Pictures excluded, reproduce exactly the lines below from the one with "Convert this chart" through the one with "2.0, 2.449, 2.828, 3.162, 3.464, 3.742];", both included.

#### Record excerpts:
--- begin ---

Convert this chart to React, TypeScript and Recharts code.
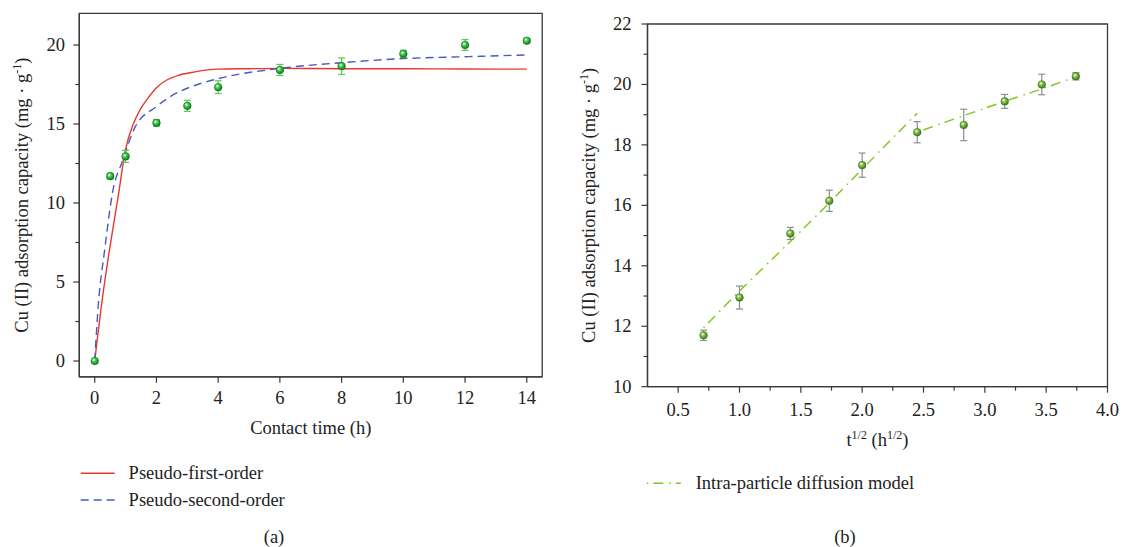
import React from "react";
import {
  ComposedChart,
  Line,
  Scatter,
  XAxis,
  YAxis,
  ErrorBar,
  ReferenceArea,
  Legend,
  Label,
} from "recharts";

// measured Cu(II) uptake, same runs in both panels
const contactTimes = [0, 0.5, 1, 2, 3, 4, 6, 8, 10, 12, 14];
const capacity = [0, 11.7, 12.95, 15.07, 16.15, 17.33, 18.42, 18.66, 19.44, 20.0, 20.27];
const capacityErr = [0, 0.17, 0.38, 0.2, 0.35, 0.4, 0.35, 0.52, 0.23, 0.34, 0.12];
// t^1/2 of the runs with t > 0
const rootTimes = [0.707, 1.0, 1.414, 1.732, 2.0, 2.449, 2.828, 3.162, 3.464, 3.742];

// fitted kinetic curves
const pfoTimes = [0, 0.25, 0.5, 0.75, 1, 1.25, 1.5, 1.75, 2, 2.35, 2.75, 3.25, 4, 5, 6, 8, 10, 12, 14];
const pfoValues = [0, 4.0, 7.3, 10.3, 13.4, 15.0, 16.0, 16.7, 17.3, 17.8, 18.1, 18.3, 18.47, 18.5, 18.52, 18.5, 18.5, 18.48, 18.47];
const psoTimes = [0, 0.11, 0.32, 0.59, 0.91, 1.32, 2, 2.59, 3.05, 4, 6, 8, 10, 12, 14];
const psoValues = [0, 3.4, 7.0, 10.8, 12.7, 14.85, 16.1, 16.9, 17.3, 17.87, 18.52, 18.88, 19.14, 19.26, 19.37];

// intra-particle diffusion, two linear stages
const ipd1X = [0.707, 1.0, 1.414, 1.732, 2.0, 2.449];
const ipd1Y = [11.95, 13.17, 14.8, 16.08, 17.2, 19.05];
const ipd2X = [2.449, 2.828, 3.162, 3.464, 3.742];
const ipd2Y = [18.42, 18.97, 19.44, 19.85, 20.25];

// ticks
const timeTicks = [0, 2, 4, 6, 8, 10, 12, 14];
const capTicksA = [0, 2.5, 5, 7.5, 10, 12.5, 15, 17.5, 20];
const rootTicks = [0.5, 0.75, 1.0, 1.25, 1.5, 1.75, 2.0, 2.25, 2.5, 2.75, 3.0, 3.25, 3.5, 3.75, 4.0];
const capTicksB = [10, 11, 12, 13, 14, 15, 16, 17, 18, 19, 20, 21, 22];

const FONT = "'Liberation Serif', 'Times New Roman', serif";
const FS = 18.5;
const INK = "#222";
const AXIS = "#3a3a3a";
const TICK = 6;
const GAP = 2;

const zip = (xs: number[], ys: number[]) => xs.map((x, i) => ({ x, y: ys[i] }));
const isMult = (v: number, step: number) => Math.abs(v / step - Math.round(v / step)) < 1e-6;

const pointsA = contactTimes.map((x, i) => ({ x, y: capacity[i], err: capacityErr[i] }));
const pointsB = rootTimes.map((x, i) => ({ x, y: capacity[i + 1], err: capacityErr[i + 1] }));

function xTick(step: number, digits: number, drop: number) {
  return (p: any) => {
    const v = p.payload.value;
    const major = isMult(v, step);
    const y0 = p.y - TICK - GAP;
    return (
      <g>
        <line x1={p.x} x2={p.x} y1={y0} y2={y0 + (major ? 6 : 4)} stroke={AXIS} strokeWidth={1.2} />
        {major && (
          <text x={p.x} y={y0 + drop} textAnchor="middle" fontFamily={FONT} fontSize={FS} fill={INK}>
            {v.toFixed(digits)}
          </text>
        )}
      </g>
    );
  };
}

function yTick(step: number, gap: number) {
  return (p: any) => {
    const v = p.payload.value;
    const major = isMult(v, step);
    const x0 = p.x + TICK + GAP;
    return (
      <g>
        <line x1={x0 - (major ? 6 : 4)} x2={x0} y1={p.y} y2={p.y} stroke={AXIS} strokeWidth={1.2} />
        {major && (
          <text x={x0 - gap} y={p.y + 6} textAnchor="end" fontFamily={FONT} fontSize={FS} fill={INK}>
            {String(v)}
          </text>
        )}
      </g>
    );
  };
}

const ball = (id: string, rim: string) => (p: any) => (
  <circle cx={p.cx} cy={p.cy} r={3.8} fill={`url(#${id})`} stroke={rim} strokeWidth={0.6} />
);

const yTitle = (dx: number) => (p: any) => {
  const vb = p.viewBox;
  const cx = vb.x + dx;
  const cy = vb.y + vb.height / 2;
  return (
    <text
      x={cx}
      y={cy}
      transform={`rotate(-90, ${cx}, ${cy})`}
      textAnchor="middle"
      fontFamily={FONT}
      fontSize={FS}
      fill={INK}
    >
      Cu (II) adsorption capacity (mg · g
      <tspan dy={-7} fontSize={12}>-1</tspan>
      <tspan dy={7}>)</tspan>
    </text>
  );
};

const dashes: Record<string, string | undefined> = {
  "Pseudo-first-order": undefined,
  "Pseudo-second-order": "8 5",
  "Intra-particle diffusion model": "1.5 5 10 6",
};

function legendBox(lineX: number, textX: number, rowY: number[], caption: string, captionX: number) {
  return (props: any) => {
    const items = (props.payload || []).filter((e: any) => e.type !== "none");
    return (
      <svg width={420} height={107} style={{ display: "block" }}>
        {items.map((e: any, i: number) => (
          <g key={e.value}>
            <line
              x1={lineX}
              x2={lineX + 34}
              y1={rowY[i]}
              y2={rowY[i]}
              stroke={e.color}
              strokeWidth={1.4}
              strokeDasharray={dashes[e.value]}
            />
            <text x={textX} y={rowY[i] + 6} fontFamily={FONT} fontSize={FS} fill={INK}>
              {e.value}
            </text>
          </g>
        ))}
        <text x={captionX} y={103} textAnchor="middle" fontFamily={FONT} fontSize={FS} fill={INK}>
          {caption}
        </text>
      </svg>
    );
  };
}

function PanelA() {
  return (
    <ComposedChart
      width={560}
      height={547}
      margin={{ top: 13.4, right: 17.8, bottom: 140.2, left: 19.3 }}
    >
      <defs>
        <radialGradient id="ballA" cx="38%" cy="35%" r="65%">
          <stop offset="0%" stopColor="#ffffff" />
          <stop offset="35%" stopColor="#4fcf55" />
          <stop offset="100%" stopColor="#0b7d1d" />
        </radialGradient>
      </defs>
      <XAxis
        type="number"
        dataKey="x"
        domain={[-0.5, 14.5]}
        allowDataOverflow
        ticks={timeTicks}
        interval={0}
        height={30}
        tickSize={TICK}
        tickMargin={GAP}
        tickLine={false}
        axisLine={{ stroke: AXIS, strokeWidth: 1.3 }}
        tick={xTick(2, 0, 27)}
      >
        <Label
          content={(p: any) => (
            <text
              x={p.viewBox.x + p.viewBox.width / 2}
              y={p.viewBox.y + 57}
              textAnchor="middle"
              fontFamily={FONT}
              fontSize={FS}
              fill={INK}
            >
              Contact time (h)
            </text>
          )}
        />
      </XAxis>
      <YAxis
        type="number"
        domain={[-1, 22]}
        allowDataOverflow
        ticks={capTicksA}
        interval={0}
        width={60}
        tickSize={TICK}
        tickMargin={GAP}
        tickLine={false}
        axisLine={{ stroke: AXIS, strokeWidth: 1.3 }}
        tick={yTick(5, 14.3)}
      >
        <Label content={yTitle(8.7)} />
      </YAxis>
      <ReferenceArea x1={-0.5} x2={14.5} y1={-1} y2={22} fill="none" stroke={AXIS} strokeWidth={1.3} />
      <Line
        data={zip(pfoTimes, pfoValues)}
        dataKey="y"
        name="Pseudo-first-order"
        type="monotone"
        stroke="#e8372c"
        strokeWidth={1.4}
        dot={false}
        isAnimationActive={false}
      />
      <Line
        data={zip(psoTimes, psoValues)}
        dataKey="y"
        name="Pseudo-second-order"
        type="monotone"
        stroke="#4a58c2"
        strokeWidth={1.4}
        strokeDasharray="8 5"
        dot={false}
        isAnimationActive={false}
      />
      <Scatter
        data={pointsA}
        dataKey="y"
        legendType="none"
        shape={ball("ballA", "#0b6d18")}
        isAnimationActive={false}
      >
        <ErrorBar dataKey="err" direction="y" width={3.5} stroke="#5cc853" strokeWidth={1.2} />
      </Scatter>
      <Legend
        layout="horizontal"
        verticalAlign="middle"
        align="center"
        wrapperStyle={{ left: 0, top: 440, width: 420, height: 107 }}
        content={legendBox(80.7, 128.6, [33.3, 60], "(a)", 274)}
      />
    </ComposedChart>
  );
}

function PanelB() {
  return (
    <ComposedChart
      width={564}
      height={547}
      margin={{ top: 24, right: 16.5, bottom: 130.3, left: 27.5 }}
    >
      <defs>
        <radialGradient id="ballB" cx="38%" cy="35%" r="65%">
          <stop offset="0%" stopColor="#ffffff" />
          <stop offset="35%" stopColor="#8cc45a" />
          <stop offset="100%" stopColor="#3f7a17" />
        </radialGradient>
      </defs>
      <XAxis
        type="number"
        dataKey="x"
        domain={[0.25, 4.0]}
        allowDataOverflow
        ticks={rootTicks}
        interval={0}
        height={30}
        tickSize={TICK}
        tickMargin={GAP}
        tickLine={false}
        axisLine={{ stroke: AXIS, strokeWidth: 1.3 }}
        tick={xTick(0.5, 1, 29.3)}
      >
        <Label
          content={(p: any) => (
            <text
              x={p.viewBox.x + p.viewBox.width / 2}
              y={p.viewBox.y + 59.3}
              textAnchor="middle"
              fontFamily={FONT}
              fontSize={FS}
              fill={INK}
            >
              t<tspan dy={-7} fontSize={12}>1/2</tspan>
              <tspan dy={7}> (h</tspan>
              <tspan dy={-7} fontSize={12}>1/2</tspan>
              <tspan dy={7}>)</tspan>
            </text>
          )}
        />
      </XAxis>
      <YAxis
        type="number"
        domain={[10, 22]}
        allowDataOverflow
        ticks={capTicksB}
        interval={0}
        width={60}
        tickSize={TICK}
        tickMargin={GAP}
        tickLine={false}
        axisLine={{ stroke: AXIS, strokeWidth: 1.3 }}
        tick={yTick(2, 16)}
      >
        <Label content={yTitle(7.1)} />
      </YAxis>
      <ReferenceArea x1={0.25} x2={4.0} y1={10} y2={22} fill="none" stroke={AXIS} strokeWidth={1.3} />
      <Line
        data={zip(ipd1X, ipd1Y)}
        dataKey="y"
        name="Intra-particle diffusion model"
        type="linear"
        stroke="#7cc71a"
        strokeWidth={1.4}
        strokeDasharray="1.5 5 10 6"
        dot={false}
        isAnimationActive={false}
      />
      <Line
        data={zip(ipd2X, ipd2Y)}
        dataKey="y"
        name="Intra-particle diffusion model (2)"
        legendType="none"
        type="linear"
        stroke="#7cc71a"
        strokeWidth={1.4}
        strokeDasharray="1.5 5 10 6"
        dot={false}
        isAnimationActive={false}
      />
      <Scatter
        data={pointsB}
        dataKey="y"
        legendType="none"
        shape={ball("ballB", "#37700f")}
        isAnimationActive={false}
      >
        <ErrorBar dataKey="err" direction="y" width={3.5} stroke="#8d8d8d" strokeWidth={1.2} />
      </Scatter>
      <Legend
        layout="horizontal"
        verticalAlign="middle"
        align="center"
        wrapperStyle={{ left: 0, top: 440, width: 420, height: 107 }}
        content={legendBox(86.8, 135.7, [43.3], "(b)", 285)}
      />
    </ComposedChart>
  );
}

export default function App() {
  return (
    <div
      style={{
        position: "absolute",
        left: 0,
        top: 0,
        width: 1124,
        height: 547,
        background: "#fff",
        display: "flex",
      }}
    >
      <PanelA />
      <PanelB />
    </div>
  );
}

--- end ---
--- begin ---

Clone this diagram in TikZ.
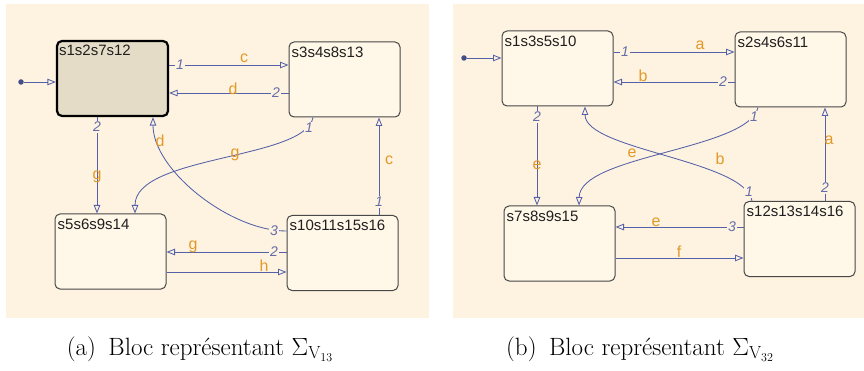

--- end ---

#### Complete answer:
Convert this chart to React, TypeScript and Recharts code.
import React from "react";
import {
  ComposedChart,
  Line,
  Scatter,
  XAxis,
  YAxis,
  ErrorBar,
  ReferenceArea,
  Legend,
  Label,
} from "recharts";

// measured Cu(II) uptake, same runs in both panels
const contactTimes = [0, 0.5, 1, 2, 3, 4, 6, 8, 10, 12, 14];
const capacity = [0, 11.7, 12.95, 15.07, 16.15, 17.33, 18.42, 18.66, 19.44, 20.0, 20.27];
const capacityErr = [0, 0.17, 0.38, 0.2, 0.35, 0.4, 0.35, 0.52, 0.23, 0.34, 0.12];
// t^1/2 of the runs with t > 0
const rootTimes = [0.707, 1.0, 1.414, 1.732, 2.0, 2.449, 2.828, 3.162, 3.464, 3.742];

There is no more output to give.